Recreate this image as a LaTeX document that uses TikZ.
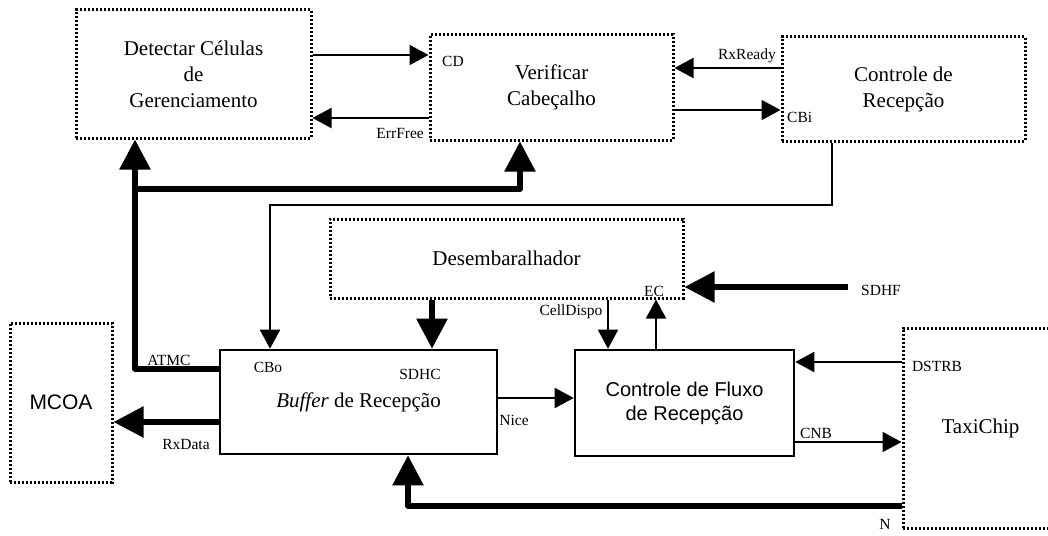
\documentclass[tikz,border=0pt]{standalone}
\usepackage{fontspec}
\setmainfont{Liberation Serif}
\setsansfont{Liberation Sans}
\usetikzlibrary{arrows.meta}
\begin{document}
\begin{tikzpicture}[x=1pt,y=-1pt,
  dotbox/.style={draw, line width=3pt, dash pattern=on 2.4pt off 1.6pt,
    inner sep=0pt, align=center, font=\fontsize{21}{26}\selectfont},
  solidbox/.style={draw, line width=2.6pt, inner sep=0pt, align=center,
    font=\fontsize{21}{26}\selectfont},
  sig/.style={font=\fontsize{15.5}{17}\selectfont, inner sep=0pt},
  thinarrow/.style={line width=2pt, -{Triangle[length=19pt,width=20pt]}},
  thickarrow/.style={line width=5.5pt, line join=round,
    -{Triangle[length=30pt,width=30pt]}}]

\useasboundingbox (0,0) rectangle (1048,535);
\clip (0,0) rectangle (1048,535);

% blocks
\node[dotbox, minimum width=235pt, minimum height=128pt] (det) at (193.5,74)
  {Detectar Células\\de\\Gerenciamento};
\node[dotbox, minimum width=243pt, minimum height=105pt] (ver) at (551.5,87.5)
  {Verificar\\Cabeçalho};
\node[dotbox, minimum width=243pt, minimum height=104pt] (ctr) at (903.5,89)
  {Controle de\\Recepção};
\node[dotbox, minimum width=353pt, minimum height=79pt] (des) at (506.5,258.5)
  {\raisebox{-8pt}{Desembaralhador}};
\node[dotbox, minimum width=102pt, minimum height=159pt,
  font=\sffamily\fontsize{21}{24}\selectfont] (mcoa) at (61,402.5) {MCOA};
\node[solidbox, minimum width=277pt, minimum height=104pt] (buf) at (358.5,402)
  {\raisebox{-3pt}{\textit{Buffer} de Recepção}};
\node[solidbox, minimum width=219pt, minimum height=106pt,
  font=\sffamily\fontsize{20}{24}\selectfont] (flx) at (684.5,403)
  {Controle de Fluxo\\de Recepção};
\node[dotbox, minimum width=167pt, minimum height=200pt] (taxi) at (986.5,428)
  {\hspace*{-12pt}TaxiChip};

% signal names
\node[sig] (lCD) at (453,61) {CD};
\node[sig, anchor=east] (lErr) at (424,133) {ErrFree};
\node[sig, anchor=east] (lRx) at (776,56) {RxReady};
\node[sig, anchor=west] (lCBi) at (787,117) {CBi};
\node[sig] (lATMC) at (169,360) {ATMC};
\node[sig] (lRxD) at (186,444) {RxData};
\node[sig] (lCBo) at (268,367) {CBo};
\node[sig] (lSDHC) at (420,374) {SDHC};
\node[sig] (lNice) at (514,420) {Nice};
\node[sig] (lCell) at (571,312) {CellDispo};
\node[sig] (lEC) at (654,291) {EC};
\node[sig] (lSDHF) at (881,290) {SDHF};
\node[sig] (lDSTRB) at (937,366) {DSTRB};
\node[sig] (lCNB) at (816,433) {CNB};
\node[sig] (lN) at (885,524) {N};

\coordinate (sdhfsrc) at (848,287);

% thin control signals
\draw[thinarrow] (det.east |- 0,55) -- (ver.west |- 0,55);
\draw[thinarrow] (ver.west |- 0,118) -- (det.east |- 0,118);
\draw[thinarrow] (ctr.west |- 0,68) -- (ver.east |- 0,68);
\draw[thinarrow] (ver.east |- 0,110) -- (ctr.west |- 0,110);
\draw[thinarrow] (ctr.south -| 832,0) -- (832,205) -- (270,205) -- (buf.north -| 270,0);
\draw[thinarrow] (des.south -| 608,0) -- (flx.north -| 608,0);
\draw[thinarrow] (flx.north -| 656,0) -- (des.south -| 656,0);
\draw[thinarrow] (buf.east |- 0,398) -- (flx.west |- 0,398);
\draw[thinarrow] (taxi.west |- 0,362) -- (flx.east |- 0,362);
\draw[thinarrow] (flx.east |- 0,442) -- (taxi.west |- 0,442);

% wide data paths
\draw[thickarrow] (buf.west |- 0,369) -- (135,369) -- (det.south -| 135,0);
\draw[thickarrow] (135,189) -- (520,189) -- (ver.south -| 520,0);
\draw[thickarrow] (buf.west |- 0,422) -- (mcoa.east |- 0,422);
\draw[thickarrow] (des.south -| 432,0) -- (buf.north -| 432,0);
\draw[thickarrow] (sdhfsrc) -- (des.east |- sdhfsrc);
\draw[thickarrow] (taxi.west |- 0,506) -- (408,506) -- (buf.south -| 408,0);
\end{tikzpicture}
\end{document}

> DESCRIPTION OF THE TASK
Skip every picture and transcribe the data above exactly.

> FULL OUTPUT
Recreate this image as a LaTeX document that uses TikZ.
\documentclass[tikz,border=0pt]{standalone}
\usepackage{fontspec}
\setmainfont{Liberation Serif}
\setsansfont{Liberation Sans}
\usetikzlibrary{arrows.meta}
\begin{document}
\begin{tikzpicture}[x=1pt,y=-1pt,
  dotbox/.style={draw, line width=3pt, dash pattern=on 2.4pt off 1.6pt,
    inner sep=0pt, align=center, font=\fontsize{21}{26}\selectfont},
  solidbox/.style={draw, line width=2.6pt, inner sep=0pt, align=center,
    font=\fontsize{21}{26}\selectfont},
  sig/.style={font=\fontsize{15.5}{17}\selectfont, inner sep=0pt},
  thinarrow/.style={line width=2pt, -{Triangle[length=19pt,width=20pt]}},
  thickarrow/.style={line width=5.5pt, line join=round,
    -{Triangle[length=30pt,width=30pt]}}]

\useasboundingbox (0,0) rectangle (1048,535);
\clip (0,0) rectangle (1048,535);

% blocks
\node[dotbox, minimum width=235pt, minimum height=128pt] (det) at (193.5,74)
  {Detectar Células\\de\\Gerenciamento};
\node[dotbox, minimum width=243pt, minimum height=105pt] (ver) at (551.5,87.5)
  {Verificar\\Cabeçalho};
\node[dotbox, minimum width=243pt, minimum height=104pt] (ctr) at (903.5,89)
  {Controle de\\Recepção};
\node[dotbox, minimum width=353pt, minimum height=79pt] (des) at (506.5,258.5)
  {\raisebox{-8pt}{Desembaralhador}};
\node[dotbox, minimum width=102pt, minimum height=159pt,
  font=\sffamily\fontsize{21}{24}\selectfont] (mcoa) at (61,402.5) {MCOA};
\node[solidbox, minimum width=277pt, minimum height=104pt] (buf) at (358.5,402)
  {\raisebox{-3pt}{\textit{Buffer} de Recepção}};
\node[solidbox, minimum width=219pt, minimum height=106pt,
  font=\sffamily\fontsize{20}{24}\selectfont] (flx) at (684.5,403)
  {Controle de Fluxo\\de Recepção};
\node[dotbox, minimum width=167pt, minimum height=200pt] (taxi) at (986.5,428)
  {\hspace*{-12pt}TaxiChip};

% signal names
\node[sig] (lCD) at (453,61) {CD};
\node[sig, anchor=east] (lErr) at (424,133) {ErrFree};
\node[sig, anchor=east] (lRx) at (776,56) {RxReady};
\node[sig, anchor=west] (lCBi) at (787,117) {CBi};
\node[sig] (lATMC) at (169,360) {ATMC};
\node[sig] (lRxD) at (186,444) {RxData};
\node[sig] (lCBo) at (268,367) {CBo};
\node[sig] (lSDHC) at (420,374) {SDHC};
\node[sig] (lNice) at (514,420) {Nice};
\node[sig] (lCell) at (571,312) {CellDispo};
\node[sig] (lEC) at (654,291) {EC};
\node[sig] (lSDHF) at (881,290) {SDHF};
\node[sig] (lDSTRB) at (937,366) {DSTRB};
\node[sig] (lCNB) at (816,433) {CNB};
\node[sig] (lN) at (885,524) {N};

\coordinate (sdhfsrc) at (848,287);

% thin control signals
\draw[thinarrow] (det.east |- 0,55) -- (ver.west |- 0,55);
\draw[thinarrow] (ver.west |- 0,118) -- (det.east |- 0,118);
\draw[thinarrow] (ctr.west |- 0,68) -- (ver.east |- 0,68);
\draw[thinarrow] (ver.east |- 0,110) -- (ctr.west |- 0,110);
\draw[thinarrow] (ctr.south -| 832,0) -- (832,205) -- (270,205) -- (buf.north -| 270,0);
\draw[thinarrow] (des.south -| 608,0) -- (flx.north -| 608,0);
\draw[thinarrow] (flx.north -| 656,0) -- (des.south -| 656,0);
\draw[thinarrow] (buf.east |- 0,398) -- (flx.west |- 0,398);
\draw[thinarrow] (taxi.west |- 0,362) -- (flx.east |- 0,362);
\draw[thinarrow] (flx.east |- 0,442) -- (taxi.west |- 0,442);

% wide data paths
\draw[thickarrow] (buf.west |- 0,369) -- (135,369) -- (det.south -| 135,0);
\draw[thickarrow] (135,189) -- (520,189) -- (ver.south -| 520,0);
\draw[thickarrow] (buf.west |- 0,422) -- (mcoa.east |- 0,422);
\draw[thickarrow] (des.south -| 432,0) -- (buf.north -| 432,0);
\draw[thickarrow] (sdhfsrc) -- (des.east |- sdhfsrc);
\draw[thickarrow] (taxi.west |- 0,506) -- (408,506) -- (buf.south -| 408,0);
\end{tikzpicture}
\end{document}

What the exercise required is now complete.